The Outcome of this Phase
By the end of the ‘Build’ phase:
Stakeholders could visualize the complete mobile experience
Technical teams had concrete interaction specifications
The ecosystem logic (Citizen <-> Service Provider <-> Program settlement) was clearly represented
The product vision moved from conceptual to ready for testing
In the final phase of the project, I collaborated closely with the development team to validate the feasibility, refine edge cases, and prepare the designs for implementation. This phase focused on translating high-fidelity mockups into build-ready specifications
03. Test
Once high-fidelity mockups were completed for both Citizen and Service Provider experiences, I led structured design review sessions with developers.
The goal was to:
Validate technical feasibility
Identify potential edge cases
Clarify interaction behaviours
Reduce ambiguity before development began
During these sessions, we walked through each epic screen-by-screen, including:
Transaction state logic (Pending, Received, Settled)

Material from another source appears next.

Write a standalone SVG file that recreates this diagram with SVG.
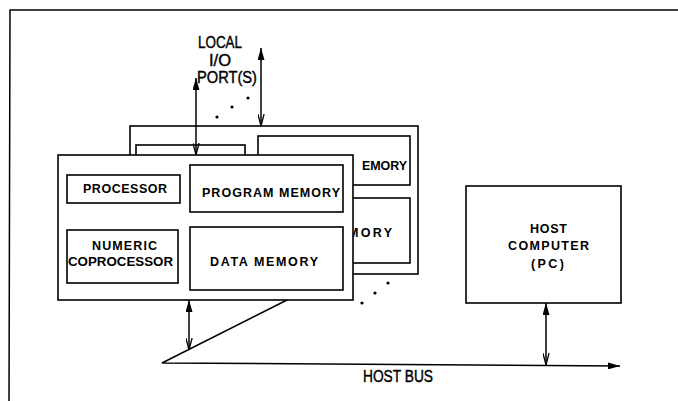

Invoice creation validation rules
Payment confirmation flows
Disabled states and error handling
Data dependencies between Citizen and Service Provider experiences
Analyze
Based on developer feedback and technical constraints, I iterated on the designs several times to:
Simplify dropdown logic in invoice creation
Combine service date and time selection into a unified interaction
Remove optional fields that introduced unnecessary complexity
Adjust CTA states (e.g., disabling “Continue” until required inputs were complete)
Clarify back-navigation and system messaging
These refinements ensured the experience remained intuitive while aligning with backend logic and API constraints.
Plan
After each review session, I documented UX action items and categorized them by:
Functional refinement
Validation logic
UI simplification
Copy clarification
State handling
I then created an updated iteration of the mockups reflecting these changes (shown above) and revalidated them with stakeholders and the development team.
This iterative loop helped:
Reduce rework during development
Surface assumptions early
Ensure consistency across Citizen and SP flows
Align on a shared understanding of system behaviour
Once the designs were finalized after multiple review cycles, I transitioned into supporting implementation by refining and clarifying acceptance criteria with JIRA.
For each user story, I:
Translated visual designs into clear, testable criteria
Defined required and optional states
Specified validation rules and system feedback
Documented success and error states
Clarified conditional behaviours (e.g., payment settlement timing, transaction status updates)
This ensured that:
Developers had unambiguous implementation guidance
QA could validate behaviour against defined criteria
Design intent was preserved through build
Deploy
The Outcome of this Phase
By the end of the ‘Test’ phase:
Designs were implementation-ready
Acceptance criteria reduced ambiguity and misinterpretation
Cross-functional alignment improved delivery efficiency
The experience transitioned smoothly from design to development
Following the test phase, the finalized designs and acceptance criteria were handed off to development for implementation. I remained engaged throughout the build to answer questions, clarify edge cases, and ensure the design intent was preserved.
The project ultimately moved into development with aligned stakeholder expectations, validated interaction patterns, and clearly defined system behaviours across both Citizen and Service Provider experiences.
Key Takeaways from this Project
This project reinforced the importance of designing beyond individual screens and thinking in terms of interconnected systems. Creating experiences for both Citizens and Service Providers required careful consideration of transaction logic, edge cases, and operational workflows - not just visual design.
It also strengthened my ability to navigate ambiguity, collaborate closely with cross-functional teams, and translate complex policy and business requirements into clear, intuitive mobile interactions. Most importantly, it demonstrated how iterative alignment with development can significantly reduce risk and ensure design intent carries through implementation.